In 1999, I was involved with LARPs. I got the folks from Mystic Realms to help me present the story. The idea was that people could come as a character from any idea they had in time, space, or fantasy. If they did, they would have a role in the story, with LARP-style abilities that reflected that character. I rented a hall, had lots of food (far too much!), and set out drugstore cameras so folks could take pictures. You can see the results on this web page.

What will I do for my 50th birthday party? The reason why I ponder this now is that, for my other decade parties, I knew what I wanted to do months in advance; for my 40th, I had the idea two years in advance. Right now I have no clear idea of what I want to do.

Here are the bits and pieces that I want to fit together:

  • I want it to be another gaming party. The only other group social activity in my life that’s more important than gaming is Wicca, and I am not going to hold a Wiccan ritual for my birthday. Aside from the fact that it would be using my religion out of pure hubris, I just don’t want to do it.
  • The earlier portions of my life were characterized by some big social changes. No one who attended my 20th birthday party also attended my 30th; I had lost touch with them by that time. Two people who attended my 30th birthday also attended my 40th (and one more called in).

    In contrast, almost everyone who attended my 40th birthday party is still in my life and will be invited to my 50th, along with a bunch of new friends.

    In my mind, this creates some sense of continuity. I know that almost none of those who attended the party nine years ago will remember that plot for next year’s party, but it would be nice to link the two somehow.

  • At my 20th and 30th birthday parties, all of the attendees were gamers. At my 40th, most of the attendees were not gamers. I’d say at most half got into the spirit of the story and game; the rest sort of tolerated it.
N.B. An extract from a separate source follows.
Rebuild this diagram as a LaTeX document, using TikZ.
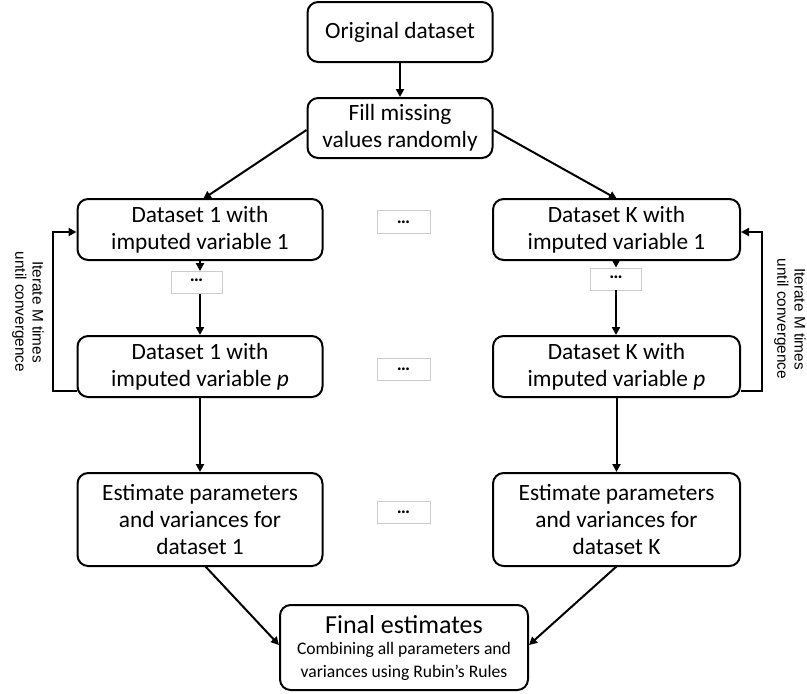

They liked coming in costume; I think I can keep that concept.
  • If you take the time to read the plot of my 40th birthday party, you’ll quickly come to the conclusion that there was too damn much.

    I wanted to give everyone something to talk about and something to do. Instead, I think it came off as confusing and opaque to anyone who wasn’t a gamer. I also put enormous effort into telling stories that most of them never heard.
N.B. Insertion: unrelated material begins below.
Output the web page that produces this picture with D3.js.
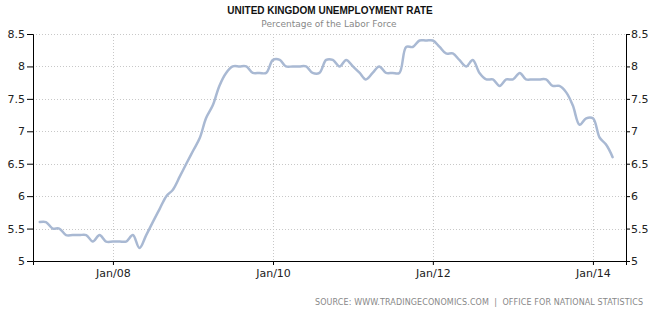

  • One reason why many of them never heard a chunk of the story is that about a third of the people who said they were going to come did not show up. I don’t mean that some of my friends didn’t accept the invitation; of course, many did not and I did not expect them to. I mean that about a third planned to come, created characters, I crafted a place in the plot for them, and then they canceled at the last minute.

    What can you do? It’s a party, not a trial date. (Actually, if you read the plot, it was a trial date :-)!) But it meant that parts of the story didn’t work.

  • One thing that clearly “failed” at the 40th birthday party was bringing in the complex rules of a LARP to the event. The concepts of hit points, mana, spells, combat actions, etc., were just too much to absorb. I made sure that none of these things mattered to the plot, but they were there as background.

    I may get Mystic Realms involved again in helping me with the 50th birthday party, but it won’t be a full-fledged participatory LARP experience.

My thoughts at this point:

  • Keep it an (optional) costume party. If you come in costume, you can play as the character.
  • My original game design was based on the How to Host a Murder games, but I got too elaborate.

    Instead of a page or two of information for each character, write down “something you know” on a card, no more than a sentence or two. Hand out the cards during the party, with more cards handed out as time goes on. Keep it simple; keep it flowing.

What story do I tell? How do I tell it using “information cards”? How can I make it a mystery, or at least something to hold my friends’ interest?

Most important (at least to me), how can I do it in such a way that it’s their choice, not mine, as to how much they get involved in the telling of story?

You know, one event every decade is not often enough to playtest a concept!